**What is being asked:** Lift out all lines below that contain "this".

**Material:**
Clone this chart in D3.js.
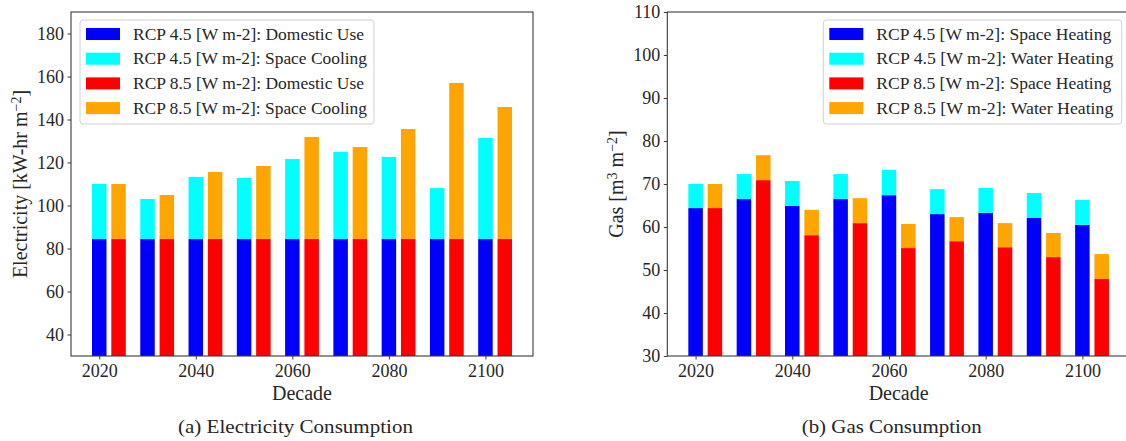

...

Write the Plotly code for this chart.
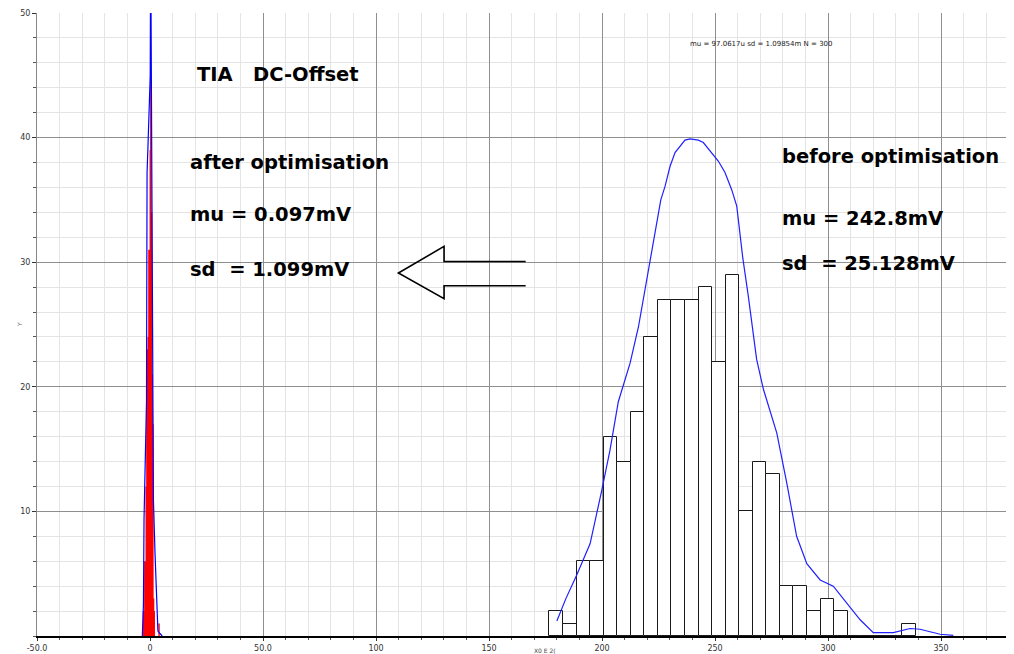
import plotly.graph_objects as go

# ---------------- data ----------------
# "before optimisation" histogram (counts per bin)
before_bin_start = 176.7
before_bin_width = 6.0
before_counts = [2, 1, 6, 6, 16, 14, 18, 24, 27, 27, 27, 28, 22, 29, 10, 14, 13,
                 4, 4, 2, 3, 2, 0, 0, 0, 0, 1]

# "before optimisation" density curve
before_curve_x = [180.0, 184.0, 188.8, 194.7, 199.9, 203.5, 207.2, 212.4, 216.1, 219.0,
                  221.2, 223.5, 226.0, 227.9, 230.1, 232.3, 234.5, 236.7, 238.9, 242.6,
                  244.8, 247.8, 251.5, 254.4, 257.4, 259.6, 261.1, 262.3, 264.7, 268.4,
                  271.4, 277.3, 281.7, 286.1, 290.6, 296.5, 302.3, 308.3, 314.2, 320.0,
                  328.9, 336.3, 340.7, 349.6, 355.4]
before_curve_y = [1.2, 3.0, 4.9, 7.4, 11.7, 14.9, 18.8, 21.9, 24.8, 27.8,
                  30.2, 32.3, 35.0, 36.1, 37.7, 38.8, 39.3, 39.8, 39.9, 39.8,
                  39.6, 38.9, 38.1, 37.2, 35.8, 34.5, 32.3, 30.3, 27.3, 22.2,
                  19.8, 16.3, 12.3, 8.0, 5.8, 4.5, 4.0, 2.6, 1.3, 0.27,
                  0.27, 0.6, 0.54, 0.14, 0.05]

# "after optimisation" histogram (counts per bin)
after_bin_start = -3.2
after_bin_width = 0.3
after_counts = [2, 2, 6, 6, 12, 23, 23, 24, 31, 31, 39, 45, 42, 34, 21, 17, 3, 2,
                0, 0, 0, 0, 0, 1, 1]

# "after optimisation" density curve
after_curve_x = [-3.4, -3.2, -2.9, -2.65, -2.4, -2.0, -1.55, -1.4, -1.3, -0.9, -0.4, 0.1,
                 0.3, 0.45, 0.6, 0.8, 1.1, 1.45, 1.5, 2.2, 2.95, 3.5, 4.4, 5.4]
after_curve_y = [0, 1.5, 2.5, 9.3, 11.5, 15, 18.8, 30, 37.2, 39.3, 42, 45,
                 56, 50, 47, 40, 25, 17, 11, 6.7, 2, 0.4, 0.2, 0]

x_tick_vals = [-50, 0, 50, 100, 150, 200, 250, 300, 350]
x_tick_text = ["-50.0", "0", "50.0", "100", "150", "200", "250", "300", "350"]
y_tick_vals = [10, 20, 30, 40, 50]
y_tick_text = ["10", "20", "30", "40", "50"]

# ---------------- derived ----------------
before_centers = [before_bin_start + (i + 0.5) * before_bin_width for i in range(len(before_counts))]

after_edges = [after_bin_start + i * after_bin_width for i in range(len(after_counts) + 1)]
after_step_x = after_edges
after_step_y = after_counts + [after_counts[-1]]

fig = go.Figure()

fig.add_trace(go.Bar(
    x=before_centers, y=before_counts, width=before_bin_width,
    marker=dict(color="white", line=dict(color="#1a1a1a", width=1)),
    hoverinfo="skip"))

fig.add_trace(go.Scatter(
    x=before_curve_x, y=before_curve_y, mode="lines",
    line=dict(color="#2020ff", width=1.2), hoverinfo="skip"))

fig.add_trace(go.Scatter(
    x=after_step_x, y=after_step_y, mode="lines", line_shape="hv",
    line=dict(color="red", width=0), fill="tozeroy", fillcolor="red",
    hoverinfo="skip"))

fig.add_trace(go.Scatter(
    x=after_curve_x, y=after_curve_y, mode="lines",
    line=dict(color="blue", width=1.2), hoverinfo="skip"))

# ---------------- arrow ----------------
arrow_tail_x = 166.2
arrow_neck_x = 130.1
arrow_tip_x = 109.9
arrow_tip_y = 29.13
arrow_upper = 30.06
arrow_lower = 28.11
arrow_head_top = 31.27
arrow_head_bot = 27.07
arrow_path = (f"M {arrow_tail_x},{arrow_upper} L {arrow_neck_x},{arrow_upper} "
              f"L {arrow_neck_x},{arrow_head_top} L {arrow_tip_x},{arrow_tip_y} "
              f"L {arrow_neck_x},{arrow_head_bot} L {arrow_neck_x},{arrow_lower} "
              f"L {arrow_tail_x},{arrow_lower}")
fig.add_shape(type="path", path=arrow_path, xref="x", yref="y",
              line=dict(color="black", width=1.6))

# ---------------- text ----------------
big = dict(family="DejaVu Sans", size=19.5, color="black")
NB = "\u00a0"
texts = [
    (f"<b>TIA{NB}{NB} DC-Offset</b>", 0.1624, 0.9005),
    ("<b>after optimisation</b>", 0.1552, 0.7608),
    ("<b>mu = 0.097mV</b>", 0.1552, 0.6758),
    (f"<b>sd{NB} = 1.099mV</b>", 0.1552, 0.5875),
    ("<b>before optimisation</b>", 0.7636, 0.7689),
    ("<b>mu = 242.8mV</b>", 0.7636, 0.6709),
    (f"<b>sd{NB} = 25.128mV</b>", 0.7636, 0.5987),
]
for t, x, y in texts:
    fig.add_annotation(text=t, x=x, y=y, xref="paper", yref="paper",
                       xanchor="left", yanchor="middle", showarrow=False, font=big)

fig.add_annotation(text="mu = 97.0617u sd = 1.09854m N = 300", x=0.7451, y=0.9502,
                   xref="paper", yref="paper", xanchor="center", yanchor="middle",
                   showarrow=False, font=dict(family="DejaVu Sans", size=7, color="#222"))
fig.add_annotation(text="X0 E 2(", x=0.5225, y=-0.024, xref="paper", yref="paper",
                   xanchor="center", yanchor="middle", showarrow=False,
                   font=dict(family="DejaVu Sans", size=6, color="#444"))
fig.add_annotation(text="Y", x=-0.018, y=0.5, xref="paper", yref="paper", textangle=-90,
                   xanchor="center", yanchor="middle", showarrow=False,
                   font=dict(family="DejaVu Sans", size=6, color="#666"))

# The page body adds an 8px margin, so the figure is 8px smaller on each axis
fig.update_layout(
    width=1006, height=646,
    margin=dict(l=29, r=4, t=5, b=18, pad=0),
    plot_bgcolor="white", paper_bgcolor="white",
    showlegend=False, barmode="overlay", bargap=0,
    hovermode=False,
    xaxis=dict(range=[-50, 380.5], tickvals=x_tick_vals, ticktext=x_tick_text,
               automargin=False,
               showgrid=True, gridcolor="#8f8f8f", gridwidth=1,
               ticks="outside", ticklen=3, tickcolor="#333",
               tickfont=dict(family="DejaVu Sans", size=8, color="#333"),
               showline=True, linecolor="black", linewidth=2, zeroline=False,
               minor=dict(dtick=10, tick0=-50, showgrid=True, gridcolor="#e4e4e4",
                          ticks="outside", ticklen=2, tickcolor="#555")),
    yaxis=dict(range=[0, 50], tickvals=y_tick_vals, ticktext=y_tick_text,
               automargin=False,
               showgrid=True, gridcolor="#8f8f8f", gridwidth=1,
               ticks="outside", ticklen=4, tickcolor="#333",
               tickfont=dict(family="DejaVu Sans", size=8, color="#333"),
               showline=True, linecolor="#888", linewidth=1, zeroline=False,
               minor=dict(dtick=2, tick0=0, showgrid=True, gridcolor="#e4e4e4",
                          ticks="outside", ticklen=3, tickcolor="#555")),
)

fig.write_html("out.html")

**Reply to the exercise:**
Clone this chart in D3.js.
Write the Plotly code for this chart.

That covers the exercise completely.